Two posts ago, in “A Bar Raiser” [24 April 2023], I briefly mentioned the bouting we enjoyed on the last day of the St. George’s Day Exhibition of Arms hosted by Russ Mitchell and the wonderful people of Winged Sabre Historical Fencing. Just today Russ posted some of the footage and it was a joy to relive all those bouts, though as always, I tend to be hypercritical when seeing myself on film (a carryover from college fencing when the entire team was subjected to the horror of post mortem tournament analysis by our coaches).
Given my own bias/blinders, it’s healthy to have one’s friends (and critics) share their insights into the bouts, and while I’ll not share all that here, I would like to convey a few of the critical observations they made. On the one hand, their take not only speaks to what Russ specifically achieved with the Exhibition, but also to the value of this style of event generally. For example, Russ made it clear who the instructors were, and while that might not seem like a big deal, it is. By definition, an exhibition tourney is intended to display particular styles and traditions of fencing, and each of the visiting instructors, not to exclude Russ himself, sought to represent their branch of the Art. One will see Russ’ classic hussar guard position, François’ use of the point in sabre, Jonathan’s mix of high-second and third, and my use of elbow-driven molinelli, each of which reveals our respective areas of focus.
On a more general note, the over-arching sense of camaraderie, of unity, of a shared culture, of the joy in short that we share in the Art emerges from this collection of bouts. There’s no raucous musical overlay, no critical voice-over—the viewer hears those watching and on occasion the fencers themselves. More than once I stopped to compliment or point out something during the bouts I was in—whether it was Kat’s sweet false-edge wrist snipe, Jonathan’s gorgeous passato sotto, or concern that I might have hit François too hard when my left-arm started giving out, the instructor in me came out (most bouts I find myself in now are “teaching bouts,” not bouts qua bouts and it’s difficult to switch gears sometimes). The fact one hears so much laughter says a lot.

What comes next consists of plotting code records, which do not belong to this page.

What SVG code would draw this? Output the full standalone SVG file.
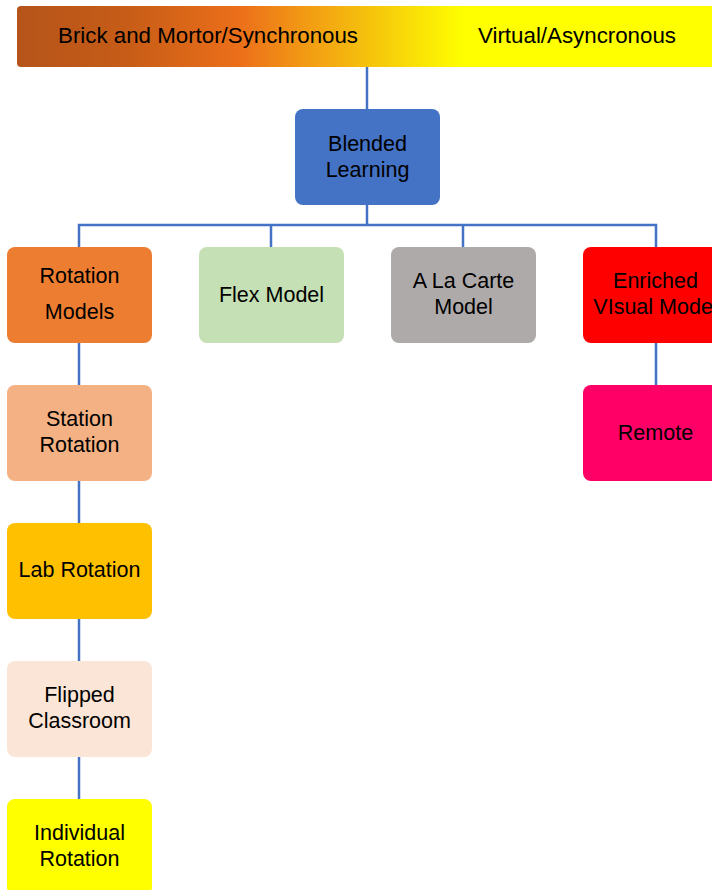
<svg xmlns="http://www.w3.org/2000/svg" width="712" height="890" viewBox="0 0 712 890">
<defs>
<linearGradient id="hdr" x1="0" y1="0" x2="1" y2="0" gradientUnits="objectBoundingBox">
<stop offset="0" stop-color="#B5541A"/>
<stop offset="0.15" stop-color="#C65C17"/>
<stop offset="0.31" stop-color="#EC6F1A"/>
<stop offset="0.4" stop-color="#F29A14"/>
<stop offset="0.52" stop-color="#F7D10A"/>
<stop offset="0.62" stop-color="#FFFF00"/>
<stop offset="1" stop-color="#FFFF00"/>
</linearGradient>
<style>
.t{font-family:"Liberation Sans","Noto Sans",sans-serif;font-size:21.5px;fill:#000;text-anchor:middle;dominant-baseline:central}
.h{font-family:"Liberation Sans","Noto Sans",sans-serif;font-size:21.5px;fill:#000;dominant-baseline:central}
.c{stroke:#4472C4;stroke-width:2.5;fill:none}
</style>
</defs>
<rect x="0" y="0" width="712" height="890" fill="#fff"/>
<g id="header">
<rect x="17" y="6" width="720" height="61" rx="4" fill="url(#hdr)"/>
<text class="h" x="58" y="36" textLength="300" lengthAdjust="spacingAndGlyphs">Brick and Mortor/Synchronous</text>
<text class="h" x="478" y="36" textLength="198" lengthAdjust="spacingAndGlyphs">Virtual/Asyncronous</text>
</g>
<g id="connectors">
<path class="c" d="M367 67V110"/>
<path class="c" d="M367 205V225"/>
<path class="c" d="M79 247V225H656V247"/>
<path class="c" d="M271 225V247"/>
<path class="c" d="M463 225V247"/>
<path class="c" d="M79 343V385"/>
<path class="c" d="M79 481V523"/>
<path class="c" d="M79 619V661"/>
<path class="c" d="M79 757V799"/>
<path class="c" d="M656 343V385"/>
</g>
<g id="blended">
<rect x="295" y="109" width="145" height="96" rx="8" fill="#4472C4"/>
<text class="t" x="367.5" y="144">Blended</text>
<text class="t" x="367.5" y="170">Learning</text>
</g>
<g id="rotation">
<rect x="7" y="247" width="145" height="96" rx="8" fill="#ED7D31"/>
<text class="t" x="79.5" y="276">Rotation</text>
<text class="t" x="79.5" y="312">Models</text>
</g>
<g id="flex">
<rect x="199" y="247" width="145" height="96" rx="8" fill="#C5E0B4"/>
<text class="t" x="271.5" y="295">Flex Model</text>
</g>
<g id="alacarte">
<rect x="391" y="247" width="145" height="96" rx="8" fill="#AEAAAA"/>
<text class="t" x="463.5" y="281">A La Carte</text>
<text class="t" x="463.5" y="307">Model</text>
</g>
<g id="enriched">
<rect x="583" y="247" width="145" height="96" rx="8" fill="#FF0000"/>
<text class="t" x="655.5" y="281">Enriched</text>
<text class="t" x="655.5" y="307">VIsual Model</text>
</g>
<g id="remote">
<rect x="583" y="385" width="145" height="96" rx="8" fill="#FF0066"/>
<text class="t" x="655.5" y="433">Remote</text>
</g>
<g id="station">
<rect x="7" y="385" width="145" height="96" rx="8" fill="#F4B183"/>
<text class="t" x="79.5" y="419">Station</text>
<text class="t" x="79.5" y="445">Rotation</text>
</g>
<g id="lab">
<rect x="7" y="523" width="145" height="96" rx="8" fill="#FFC000"/>
<text class="t" x="79.5" y="570">Lab Rotation</text>
</g>
<g id="flipped">
<rect x="7" y="661" width="145" height="96" rx="8" fill="#FBE5D6"/>
<text class="t" x="79.5" y="695">Flipped</text>
<text class="t" x="79.5" y="721">Classroom</text>
</g>
<g id="individual">
<rect x="7" y="799" width="145" height="96" rx="8" fill="#FFFF00"/>
<text class="t" x="79.5" y="833">Individual</text>
<text class="t" x="79.5" y="859">Rotation</text>
</g>
</svg>
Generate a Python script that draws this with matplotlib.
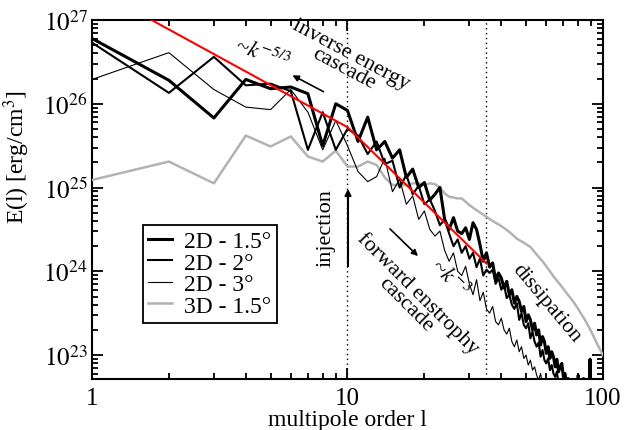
import numpy as np
import matplotlib
matplotlib.use("Agg")
import matplotlib.pyplot as plt
from matplotlib.ticker import LogLocator, NullFormatter

plt.rcParams['font.family'] = ['Liberation Serif', 'DejaVu Serif']
plt.rcParams['mathtext.fontset'] = 'stix'

# multipole order l = 1..100 for the 2D runs
l_2d = np.arange(1, 101)

# log10 E(l) for 2D - 1.5 deg (thick)
logE_2d_15 = [
    26.78, 26.28, 25.83, 26.29, 26.18, 26.20, 26.12, 25.50, 26.00, 25.92,
    25.55, 25.84, 25.45, 25.55, 25.35, 25.45, 25.12, 25.22, 25.00, 25.06,
    24.85, 24.92, 25.00, 24.62, 24.50, 24.64, 24.48, 24.45, 24.52, 24.38,
    24.58, 24.50, 24.32, 24.12, 24.22, 24.05, 24.10, 23.90, 23.98, 23.92,
    23.80, 23.88, 23.72, 23.78, 23.62, 23.70, 23.64, 23.52, 23.58, 23.40,
    23.48, 23.42, 23.30, 23.38, 23.24, 23.30, 23.12, 23.22, 23.16, 23.02,
    23.10, 22.96, 23.04, 22.98, 22.86, 22.95, 22.80, 22.86, 22.90, 22.74,
    22.78, 22.64, 22.72, 22.68, 22.58, 22.66, 22.55, 22.62, 22.50, 22.76,
    22.52, 22.60, 22.44, 22.72, 22.46, 22.54, 22.40, 22.50, 22.95, 22.40,
    22.45, 22.35, 22.42, 22.30, 22.38, 22.28, 22.34, 22.25, 22.30, 22.22]

# log10 E(l) for 2D - 2 deg (medium)
logE_2d_2 = [
    26.73, 26.13, 26.56, 26.22, 26.24, 26.15, 25.45, 25.90, 25.45, 25.70,
    25.62, 25.40, 25.55, 25.28, 25.32, 25.00, 25.15, 24.92, 25.02, 24.80,
    24.86, 24.72, 24.55, 24.62, 24.45, 24.30, 24.38, 24.22, 24.30, 24.15,
    24.22, 24.05, 24.15, 23.95, 24.02, 23.98, 24.02, 23.85, 23.92, 23.78,
    23.84, 23.68, 23.72, 23.60, 23.55, 23.62, 23.42, 23.50, 23.36, 23.32,
    23.38, 23.20, 23.28, 23.16, 23.10, 23.15, 22.98, 23.06, 22.94, 22.90,
    22.96, 22.82, 22.88, 22.78, 22.74, 22.80, 22.66, 22.70, 22.62, 22.58,
    22.55, 22.62, 22.50, 22.58, 22.46, 22.52, 22.42, 22.48, 22.38, 22.44,
    22.34, 22.40, 22.30, 22.36, 22.26, 22.32, 22.22, 22.28, 22.18, 22.24,
    22.14, 22.20, 22.10, 22.16, 22.06, 22.12, 22.02, 22.08, 21.98, 22.04]

# log10 E(l) for 2D - 3 deg (thin)
logE_2d_3 = [
    26.29, 26.61, 26.17, 25.96, 25.93, 26.17, 25.90, 25.45, 25.80, 25.50,
    25.19, 25.07, 25.13, 25.35, 24.95, 25.10, 24.80, 24.90, 24.62, 24.72,
    24.50, 24.42, 24.48, 24.25, 24.12, 24.22, 24.00, 23.95, 24.06, 23.85,
    23.72, 23.90, 23.65, 23.75, 23.55, 23.50, 23.58, 23.40, 23.36, 23.44,
    23.30, 23.25, 23.32, 23.16, 23.10, 23.18, 23.04, 23.10, 22.96, 23.00,
    22.88, 22.94, 22.82, 22.86, 22.76, 22.70, 22.78, 22.64, 22.68, 22.58,
    22.64, 22.55, 22.58, 22.50, 22.54, 22.45, 22.48, 22.40, 22.44, 22.35,
    22.38, 22.30, 22.34, 22.26, 22.30, 22.22, 22.25, 22.18, 22.22, 22.14,
    22.18, 22.10, 22.14, 22.06, 22.10, 22.02, 22.06, 21.98, 22.02, 21.95,
    21.98, 21.92, 21.95, 21.88, 21.92, 21.85, 21.88, 21.82, 21.85, 21.80]

# 3D - 1.5 deg (grey)
l_3d = [1, 2, 3, 4, 5, 6, 7, 8, 9, 10, 11, 12, 13, 14, 15, 16, 17, 18, 19, 20,
        21, 22, 23, 24, 25, 26, 27, 28, 29, 30, 32, 35, 37, 40, 43, 46, 49, 52,
        55, 58, 61, 64, 68, 72, 76, 80, 85, 90, 95, 100]
logE_3d = [25.09, 25.31, 25.05, 25.62, 25.49, 25.61, 25.37, 25.31, 25.44, 25.25,
           25.25, 25.31, 25.27, 25.12, 25.03, 25.03, 25.03, 25.05, 25.05, 25.03,
           25.05, 25.04, 25.00, 24.93, 24.89, 24.88, 24.87, 24.87, 24.83, 24.79,
           24.73, 24.65, 24.60, 24.54, 24.47, 24.39, 24.34, 24.29, 24.20, 24.12,
           24.03, 23.94, 23.84, 23.74, 23.65, 23.55, 23.42, 23.28, 23.13, 23.00]

# power-law guide (red): k^-5/3 below l=10, k^-3 from 10 to 35
l_fit = [1, 10, 35]
E_fit = [2.45e27, 5.25e25, 1.24e24]

# vertical markers
l_injection = 10
l_dissipation = 35

labels = ['2D - 1.5°', '2D - 2°', '2D - 3°', '3D - 1.5°']

fig = plt.figure(figsize=(6.24, 4.31), dpi=100)
ax = fig.add_axes([0.1474, 0.1183, 0.8189, 0.833])

ax.plot(l_2d, 10 ** np.array(logE_2d_15), color='black', lw=2.2, label=labels[0], zorder=4)
ax.plot(l_2d, 10 ** np.array(logE_2d_2), color='black', lw=1.5, label=labels[1], zorder=4)
ax.plot(l_2d, 10 ** np.array(logE_2d_3), color='black', lw=0.8, label=labels[2], zorder=4)
ax.plot(l_3d, 10 ** np.array(logE_3d), color='#b3b3b3', lw=1.8, label=labels[3], zorder=3)
ax.plot(l_fit, E_fit, color='#ff0000', lw=1.5, zorder=5)

ax.axvline(l_injection, color='black', ls=(0, (1, 2.5)), lw=1.0, zorder=2)
ax.axvline(l_dissipation, color='black', ls=(0, (1, 2.5)), lw=1.0, zorder=2)

ax.set_xscale('log')
ax.set_yscale('log')
ax.set_xlim(1, 100)
ax.set_ylim(10 ** 22.714, 1e27)

ax.xaxis.set_minor_locator(LogLocator(base=10, subs=np.arange(2, 10), numticks=20))
ax.yaxis.set_minor_locator(LogLocator(base=10, subs=np.arange(2, 10), numticks=20))
ax.xaxis.set_minor_formatter(NullFormatter())
ax.yaxis.set_minor_formatter(NullFormatter())
ax.set_xticks([1, 10, 100])
ax.set_xticklabels(['1', '10', '100'])
ax.set_yticks([1e23, 1e24, 1e25, 1e26, 1e27])
ax.set_yticklabels([r'$10^{23}$', r'$10^{24}$', r'$10^{25}$', r'$10^{26}$', r'$10^{27}$'])

ax.tick_params(which='both', direction='in', top=True, right=True, labelsize=18, width=1.3)
ax.tick_params(which='major', length=8, pad=3)
ax.tick_params(axis='x', which='major', pad=6)
ax.tick_params(which='minor', length=4)
for s in ax.spines.values():
    s.set_linewidth(1.5)

ax.set_xlabel('multipole order l', fontsize=17, labelpad=0)
ax.set_ylabel(r'E(l) [erg/cm$^3$]', fontsize=17)
ax.yaxis.set_label_coords(-0.118, 0.62)

leg = ax.legend(loc='upper left', bbox_to_anchor=(0.099, 0.43), borderaxespad=0,
                fancybox=False, edgecolor='black', framealpha=1, fontsize=17,
                handlelength=1.0, handletextpad=0.5, labelspacing=0.0,
                borderpad=0.25)
leg.get_frame().set_linewidth(1.3)

def px(x, y):
    # convert figure pixel (from top-left) to figure fraction
    return (x / 624.0, 1 - y / 431.0)

fs = 16
fig.text(*px(262, 55), r'~$k^{-5/3}$', fontsize=fs, rotation=-20, ha='center', va='center')
fig.text(*px(347, 62), 'inverse energy\ncascade', fontsize=fs, rotation=-28,
         ha='center', va='center', multialignment='center', linespacing=0.8)
ax.annotate('', xy=px(290, 75), xycoords='figure fraction',
            xytext=px(326, 94), textcoords='figure fraction',
            arrowprops=dict(arrowstyle='-|>', color='black', lw=1.2, mutation_scale=9))

fig.text(*px(326, 228), 'injection', fontsize=fs, rotation=90, ha='center', va='center')
ax.annotate('', xy=px(348, 187), xycoords='figure fraction',
            xytext=px(348, 270), textcoords='figure fraction',
            arrowprops=dict(arrowstyle='-|>', color='black', lw=1.5, mutation_scale=9))

ax.annotate('', xy=px(420, 259), xycoords='figure fraction',
            xytext=px(388, 228), textcoords='figure fraction',
            arrowprops=dict(arrowstyle='-|>', color='black', lw=1.2, mutation_scale=9))
fig.text(*px(449, 279), r'~$k^{-3}$', fontsize=fs, rotation=-45, ha='center', va='center')
fig.text(*px(412, 299), 'forward enstrophy\ncascade', fontsize=fs, rotation=-45,
         ha='center', va='center', multialignment='center', linespacing=0.8)

fig.text(*px(546, 304), 'dissipation', fontsize=fs, rotation=-50, ha='center', va='center')

fig.savefig('out.png', dpi=100)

A few things to note: the use of measure is particularly keen and precise in these bouts—this reveals a lot about the over-all experience and training of the attendees (and if I may, the importance of appropriate drill). Though there are single-tempo actions, you will also see a lot of second-intention set-ups, various ways of baiting the opponent, as well as numerous versions of actions on the blade, feints, and defensive responses. Though each opponent was doing their best to hit and not be hit, without exception everyone was gracious win or lose, concerned for the safety of all concerned, and quick to assist with gear, weapons, or tools. It is also worth noting that no one was injured—it’s sad that this is worth mentioning, but in “HEMA” at large injuries are common; there is or was an entire facebook page devoted to sharing wounds incurred in training or tournaments. Sigh.

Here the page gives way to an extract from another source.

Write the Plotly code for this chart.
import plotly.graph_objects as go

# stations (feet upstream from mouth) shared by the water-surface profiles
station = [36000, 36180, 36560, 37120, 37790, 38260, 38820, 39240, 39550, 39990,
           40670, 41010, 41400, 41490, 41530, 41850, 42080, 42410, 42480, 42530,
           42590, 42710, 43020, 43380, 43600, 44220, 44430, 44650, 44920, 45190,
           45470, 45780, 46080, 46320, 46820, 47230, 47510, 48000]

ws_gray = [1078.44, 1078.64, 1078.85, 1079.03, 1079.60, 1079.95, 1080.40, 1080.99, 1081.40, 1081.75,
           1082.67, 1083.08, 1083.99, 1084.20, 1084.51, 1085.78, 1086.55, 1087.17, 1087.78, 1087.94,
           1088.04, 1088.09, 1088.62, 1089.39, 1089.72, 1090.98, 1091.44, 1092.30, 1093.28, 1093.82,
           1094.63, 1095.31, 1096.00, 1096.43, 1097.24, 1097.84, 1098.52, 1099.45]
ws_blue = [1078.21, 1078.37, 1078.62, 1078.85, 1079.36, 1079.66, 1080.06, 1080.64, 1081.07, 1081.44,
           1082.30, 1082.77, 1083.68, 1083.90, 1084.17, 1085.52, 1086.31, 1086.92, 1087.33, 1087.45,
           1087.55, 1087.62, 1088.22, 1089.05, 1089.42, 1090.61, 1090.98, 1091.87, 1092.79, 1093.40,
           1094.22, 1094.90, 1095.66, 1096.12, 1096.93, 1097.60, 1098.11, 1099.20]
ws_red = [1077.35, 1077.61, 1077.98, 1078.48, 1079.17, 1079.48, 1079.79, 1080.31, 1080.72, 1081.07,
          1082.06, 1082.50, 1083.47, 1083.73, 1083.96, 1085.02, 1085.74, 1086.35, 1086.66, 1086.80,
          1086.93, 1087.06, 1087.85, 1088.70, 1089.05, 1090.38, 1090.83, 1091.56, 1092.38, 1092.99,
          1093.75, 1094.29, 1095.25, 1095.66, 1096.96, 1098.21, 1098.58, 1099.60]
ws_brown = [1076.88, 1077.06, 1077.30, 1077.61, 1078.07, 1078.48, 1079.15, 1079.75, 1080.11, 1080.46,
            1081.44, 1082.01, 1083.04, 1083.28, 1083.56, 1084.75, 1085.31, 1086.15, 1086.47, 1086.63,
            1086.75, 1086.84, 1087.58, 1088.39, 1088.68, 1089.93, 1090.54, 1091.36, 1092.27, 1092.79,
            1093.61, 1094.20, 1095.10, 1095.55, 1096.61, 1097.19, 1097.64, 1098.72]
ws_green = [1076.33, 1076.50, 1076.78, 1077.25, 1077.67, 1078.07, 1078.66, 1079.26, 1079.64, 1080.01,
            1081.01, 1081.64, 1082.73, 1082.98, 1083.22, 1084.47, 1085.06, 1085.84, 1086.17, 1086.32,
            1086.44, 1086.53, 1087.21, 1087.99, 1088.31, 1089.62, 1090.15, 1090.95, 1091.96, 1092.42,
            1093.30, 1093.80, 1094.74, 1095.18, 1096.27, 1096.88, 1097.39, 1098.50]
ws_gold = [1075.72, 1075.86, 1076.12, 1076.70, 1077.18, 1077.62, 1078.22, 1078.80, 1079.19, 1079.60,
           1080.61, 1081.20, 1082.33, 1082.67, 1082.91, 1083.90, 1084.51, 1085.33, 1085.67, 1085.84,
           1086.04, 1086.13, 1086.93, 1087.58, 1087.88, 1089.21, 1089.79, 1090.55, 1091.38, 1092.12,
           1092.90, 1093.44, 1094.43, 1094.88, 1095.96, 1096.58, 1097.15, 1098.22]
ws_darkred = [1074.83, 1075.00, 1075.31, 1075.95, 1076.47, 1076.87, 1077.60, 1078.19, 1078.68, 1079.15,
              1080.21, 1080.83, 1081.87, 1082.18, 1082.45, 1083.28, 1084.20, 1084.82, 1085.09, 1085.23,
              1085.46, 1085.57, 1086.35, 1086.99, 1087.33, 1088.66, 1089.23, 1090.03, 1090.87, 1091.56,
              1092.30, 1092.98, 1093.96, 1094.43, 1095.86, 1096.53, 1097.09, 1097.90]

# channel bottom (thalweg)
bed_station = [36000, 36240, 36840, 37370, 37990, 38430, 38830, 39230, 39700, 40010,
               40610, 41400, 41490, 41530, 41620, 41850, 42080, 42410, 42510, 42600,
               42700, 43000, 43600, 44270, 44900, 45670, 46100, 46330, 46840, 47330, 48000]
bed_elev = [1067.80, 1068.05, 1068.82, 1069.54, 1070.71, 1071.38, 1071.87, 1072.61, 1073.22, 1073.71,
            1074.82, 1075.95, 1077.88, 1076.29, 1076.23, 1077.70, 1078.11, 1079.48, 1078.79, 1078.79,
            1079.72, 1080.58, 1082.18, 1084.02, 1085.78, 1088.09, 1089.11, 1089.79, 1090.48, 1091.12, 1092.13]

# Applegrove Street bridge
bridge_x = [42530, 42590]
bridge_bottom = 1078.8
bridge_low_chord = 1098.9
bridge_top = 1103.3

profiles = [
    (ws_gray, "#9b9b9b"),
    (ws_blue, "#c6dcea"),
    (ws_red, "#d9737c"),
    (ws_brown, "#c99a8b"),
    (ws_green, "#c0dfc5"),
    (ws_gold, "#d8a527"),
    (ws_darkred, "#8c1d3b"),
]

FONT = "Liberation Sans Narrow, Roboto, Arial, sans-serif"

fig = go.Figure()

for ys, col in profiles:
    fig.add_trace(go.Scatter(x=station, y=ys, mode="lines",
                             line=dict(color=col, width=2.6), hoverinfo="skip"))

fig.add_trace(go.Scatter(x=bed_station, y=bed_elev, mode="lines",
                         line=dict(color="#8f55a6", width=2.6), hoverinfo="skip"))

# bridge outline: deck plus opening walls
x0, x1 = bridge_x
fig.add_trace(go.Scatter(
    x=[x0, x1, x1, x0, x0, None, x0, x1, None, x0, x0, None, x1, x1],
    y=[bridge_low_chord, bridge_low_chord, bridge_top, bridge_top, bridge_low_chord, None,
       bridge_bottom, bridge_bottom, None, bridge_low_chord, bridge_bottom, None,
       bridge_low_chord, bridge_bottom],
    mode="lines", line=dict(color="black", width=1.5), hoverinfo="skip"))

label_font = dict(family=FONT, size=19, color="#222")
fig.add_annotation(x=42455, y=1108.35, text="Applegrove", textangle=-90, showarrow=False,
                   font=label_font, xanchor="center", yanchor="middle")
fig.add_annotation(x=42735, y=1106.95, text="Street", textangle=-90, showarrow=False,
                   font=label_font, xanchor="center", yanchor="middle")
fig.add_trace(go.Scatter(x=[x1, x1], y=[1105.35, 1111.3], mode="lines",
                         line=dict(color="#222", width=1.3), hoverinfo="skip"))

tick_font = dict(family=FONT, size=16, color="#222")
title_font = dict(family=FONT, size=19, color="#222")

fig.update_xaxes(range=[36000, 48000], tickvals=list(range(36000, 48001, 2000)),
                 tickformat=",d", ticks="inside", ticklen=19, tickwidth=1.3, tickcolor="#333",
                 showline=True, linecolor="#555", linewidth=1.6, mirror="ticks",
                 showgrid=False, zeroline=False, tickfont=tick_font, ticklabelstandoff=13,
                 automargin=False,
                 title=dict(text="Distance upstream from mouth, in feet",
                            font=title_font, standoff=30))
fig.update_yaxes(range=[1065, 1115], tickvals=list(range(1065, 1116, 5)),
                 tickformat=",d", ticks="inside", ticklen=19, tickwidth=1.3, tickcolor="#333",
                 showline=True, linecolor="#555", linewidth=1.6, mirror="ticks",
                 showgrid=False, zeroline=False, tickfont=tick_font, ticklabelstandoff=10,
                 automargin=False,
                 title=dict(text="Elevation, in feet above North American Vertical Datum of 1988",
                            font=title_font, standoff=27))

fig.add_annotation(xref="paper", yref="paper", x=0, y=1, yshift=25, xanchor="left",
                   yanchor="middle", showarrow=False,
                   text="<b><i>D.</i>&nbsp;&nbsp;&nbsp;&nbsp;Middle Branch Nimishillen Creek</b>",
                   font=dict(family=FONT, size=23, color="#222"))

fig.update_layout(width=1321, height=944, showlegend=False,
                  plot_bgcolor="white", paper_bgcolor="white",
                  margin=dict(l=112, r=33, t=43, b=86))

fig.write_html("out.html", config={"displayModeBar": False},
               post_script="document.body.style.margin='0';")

The footage speaks better than I can, so here’s the link—enjoy!
[*] The title is, I know, a bit much, but I was trying to maintain the alliteration; thus my use of gioco largo/zhogo largo (It. “wide play”), but hey, since we avoided most grappling I’d argue it applies. I couldn’t think of a term in English that quite captures what I wanted to convey. Italian gioco isn’t bad because it can refer to a play in fencing, but in modern denotations can mean “game,” “fun,” or “amusement.” Old English beaduræs, “rush of battle,” or gūðrǣs, “battle-rush, onslaught,” are too transitive in meaning, though the expression gesawon seledream “joys of the liegeman/liegeman’s joys” (or better maybe secga seledream, “warrior’s revelry in the hall”) might suit. Regardless, there is a particular joy in fighting, especially when doing so in flow. Irish ríastrad, often translated “warp spasm” or “battle frenzy,” gets close, but connotes more madness, wildness than I mean here. Also on display, was a high degree of sprezzatura, a term that refers to the seeming ease with which people engage in a pursuit required great study and effort.